-- To do --
Which lines hold the word "LaTeX"? Copy each of them from the material.

-- start Source records --

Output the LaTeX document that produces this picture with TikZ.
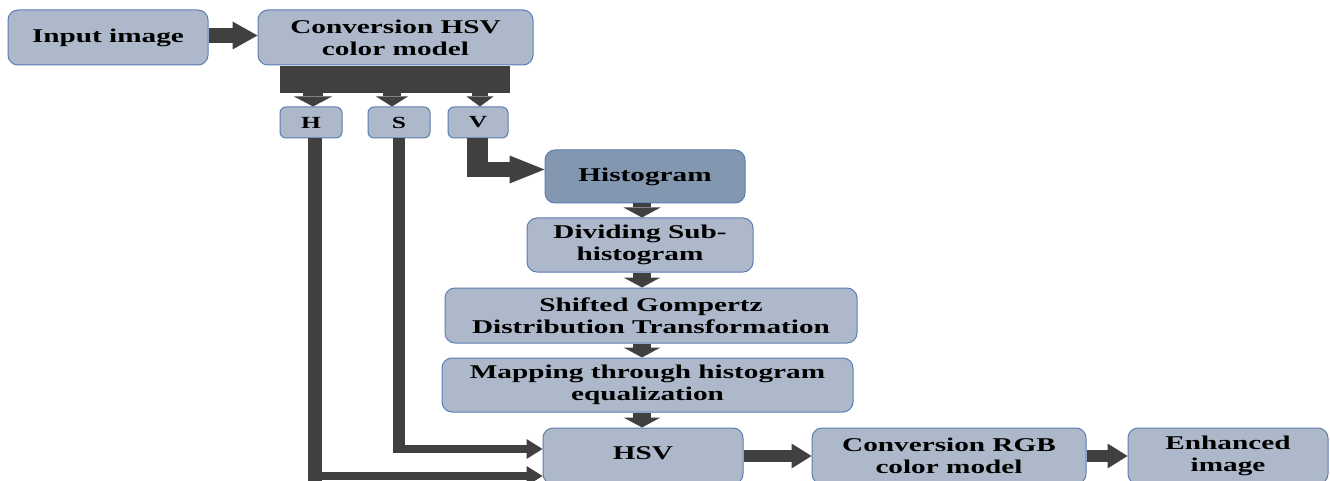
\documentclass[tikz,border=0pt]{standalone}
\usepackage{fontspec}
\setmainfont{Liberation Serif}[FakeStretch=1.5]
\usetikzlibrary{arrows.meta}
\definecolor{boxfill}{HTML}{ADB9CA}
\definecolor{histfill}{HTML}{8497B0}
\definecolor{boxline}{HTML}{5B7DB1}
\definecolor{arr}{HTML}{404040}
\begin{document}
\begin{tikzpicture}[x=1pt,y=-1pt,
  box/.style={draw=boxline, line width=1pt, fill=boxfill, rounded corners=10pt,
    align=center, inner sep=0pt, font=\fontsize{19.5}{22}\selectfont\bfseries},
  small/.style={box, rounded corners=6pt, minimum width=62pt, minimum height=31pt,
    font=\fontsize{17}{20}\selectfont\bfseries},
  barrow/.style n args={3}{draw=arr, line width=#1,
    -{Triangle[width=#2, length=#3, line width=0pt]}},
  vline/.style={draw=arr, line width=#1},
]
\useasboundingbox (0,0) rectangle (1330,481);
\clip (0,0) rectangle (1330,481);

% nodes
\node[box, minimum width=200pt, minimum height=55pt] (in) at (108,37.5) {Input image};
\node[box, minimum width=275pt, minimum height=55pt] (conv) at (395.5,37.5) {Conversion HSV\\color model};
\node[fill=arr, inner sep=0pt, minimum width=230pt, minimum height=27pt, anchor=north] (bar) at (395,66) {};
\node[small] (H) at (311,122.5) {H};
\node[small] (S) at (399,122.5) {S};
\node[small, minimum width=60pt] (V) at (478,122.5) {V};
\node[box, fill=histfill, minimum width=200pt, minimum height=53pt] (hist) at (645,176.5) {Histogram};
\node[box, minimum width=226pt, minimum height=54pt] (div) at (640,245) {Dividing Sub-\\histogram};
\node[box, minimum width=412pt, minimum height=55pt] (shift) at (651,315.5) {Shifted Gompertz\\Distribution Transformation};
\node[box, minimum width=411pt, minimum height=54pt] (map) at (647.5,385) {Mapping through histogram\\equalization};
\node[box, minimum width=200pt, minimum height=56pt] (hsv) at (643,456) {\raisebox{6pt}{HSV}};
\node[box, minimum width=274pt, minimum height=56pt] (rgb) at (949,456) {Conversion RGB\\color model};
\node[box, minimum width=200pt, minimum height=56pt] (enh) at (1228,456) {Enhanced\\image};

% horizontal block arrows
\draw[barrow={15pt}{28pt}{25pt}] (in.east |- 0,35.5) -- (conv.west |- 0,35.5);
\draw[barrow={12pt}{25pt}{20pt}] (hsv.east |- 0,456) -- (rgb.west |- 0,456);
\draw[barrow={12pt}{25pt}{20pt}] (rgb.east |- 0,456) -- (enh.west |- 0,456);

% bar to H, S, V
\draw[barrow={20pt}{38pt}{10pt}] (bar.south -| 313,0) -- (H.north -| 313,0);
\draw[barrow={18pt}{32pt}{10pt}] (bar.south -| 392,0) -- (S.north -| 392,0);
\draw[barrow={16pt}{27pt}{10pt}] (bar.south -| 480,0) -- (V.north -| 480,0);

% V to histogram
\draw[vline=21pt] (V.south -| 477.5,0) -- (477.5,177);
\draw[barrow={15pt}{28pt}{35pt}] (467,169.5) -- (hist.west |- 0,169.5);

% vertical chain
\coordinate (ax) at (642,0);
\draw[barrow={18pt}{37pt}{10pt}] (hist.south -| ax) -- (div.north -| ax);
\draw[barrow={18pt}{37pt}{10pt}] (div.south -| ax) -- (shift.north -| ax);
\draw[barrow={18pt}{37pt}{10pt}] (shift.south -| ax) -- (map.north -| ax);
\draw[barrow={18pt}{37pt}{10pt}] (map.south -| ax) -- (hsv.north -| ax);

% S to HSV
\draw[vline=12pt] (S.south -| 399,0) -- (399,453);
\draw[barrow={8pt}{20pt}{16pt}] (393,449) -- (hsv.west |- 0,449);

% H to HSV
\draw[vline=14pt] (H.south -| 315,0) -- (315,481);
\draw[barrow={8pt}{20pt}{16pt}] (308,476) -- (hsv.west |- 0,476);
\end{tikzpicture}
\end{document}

-- end Source records --
-- start Source records --

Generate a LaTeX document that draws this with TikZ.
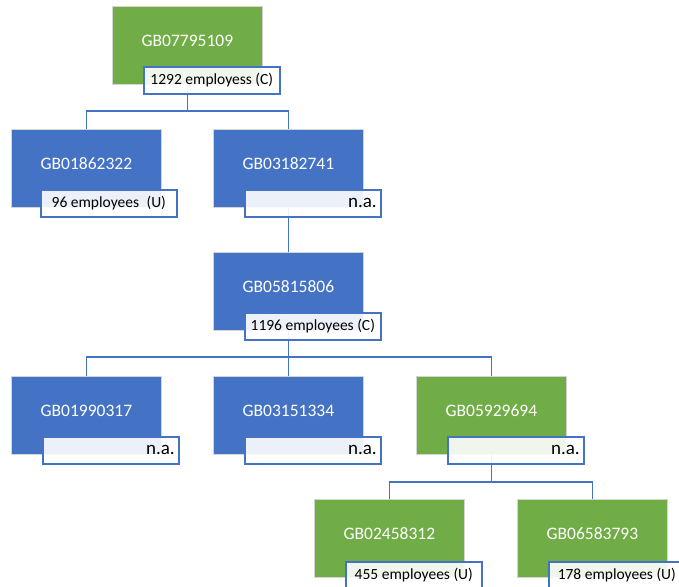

-- end Source records --
-- start Source records --

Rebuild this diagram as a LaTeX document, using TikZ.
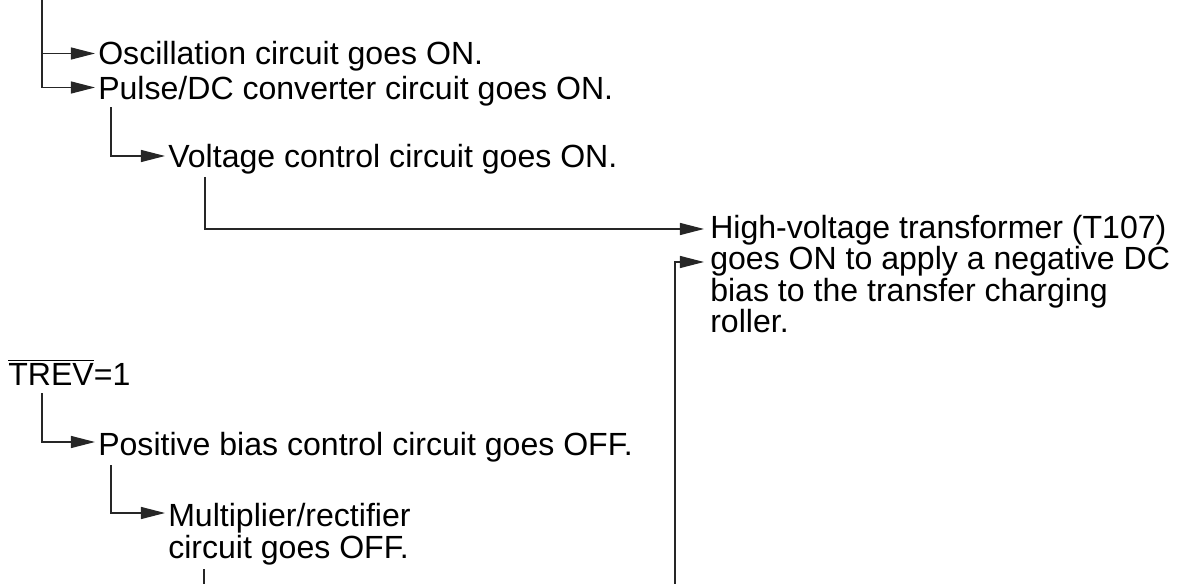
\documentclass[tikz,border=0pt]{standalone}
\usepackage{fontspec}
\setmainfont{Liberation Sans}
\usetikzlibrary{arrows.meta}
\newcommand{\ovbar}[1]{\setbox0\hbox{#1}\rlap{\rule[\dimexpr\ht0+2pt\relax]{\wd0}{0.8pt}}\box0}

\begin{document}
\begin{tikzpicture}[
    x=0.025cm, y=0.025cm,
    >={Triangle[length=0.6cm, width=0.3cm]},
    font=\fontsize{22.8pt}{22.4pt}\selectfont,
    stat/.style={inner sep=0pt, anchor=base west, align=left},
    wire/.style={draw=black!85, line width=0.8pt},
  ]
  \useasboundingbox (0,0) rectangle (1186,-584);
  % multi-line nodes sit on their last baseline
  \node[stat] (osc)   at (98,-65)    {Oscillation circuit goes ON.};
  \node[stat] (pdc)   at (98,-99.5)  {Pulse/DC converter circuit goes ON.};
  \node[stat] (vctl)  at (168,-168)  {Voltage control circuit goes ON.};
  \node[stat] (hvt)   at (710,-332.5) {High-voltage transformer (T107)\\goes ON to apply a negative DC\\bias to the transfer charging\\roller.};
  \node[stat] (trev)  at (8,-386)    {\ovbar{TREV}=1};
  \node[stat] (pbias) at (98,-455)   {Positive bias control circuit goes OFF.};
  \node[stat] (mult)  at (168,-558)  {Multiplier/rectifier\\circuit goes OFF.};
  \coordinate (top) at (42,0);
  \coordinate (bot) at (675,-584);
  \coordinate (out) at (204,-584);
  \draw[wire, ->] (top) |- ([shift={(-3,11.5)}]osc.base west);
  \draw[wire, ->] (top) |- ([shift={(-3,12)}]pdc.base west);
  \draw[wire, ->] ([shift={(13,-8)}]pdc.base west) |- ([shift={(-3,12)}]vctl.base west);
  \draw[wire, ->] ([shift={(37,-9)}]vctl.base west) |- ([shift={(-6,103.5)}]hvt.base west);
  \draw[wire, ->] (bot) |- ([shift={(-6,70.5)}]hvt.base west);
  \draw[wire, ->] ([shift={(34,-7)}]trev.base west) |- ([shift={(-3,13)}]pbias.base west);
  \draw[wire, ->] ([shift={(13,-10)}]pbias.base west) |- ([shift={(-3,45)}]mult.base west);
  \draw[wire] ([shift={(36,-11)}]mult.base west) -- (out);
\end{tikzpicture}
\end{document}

-- end Source records --

-- Output below --
Output the LaTeX document that produces this picture with TikZ.
Generate a LaTeX document that draws this with TikZ.
Rebuild this diagram as a LaTeX document, using TikZ.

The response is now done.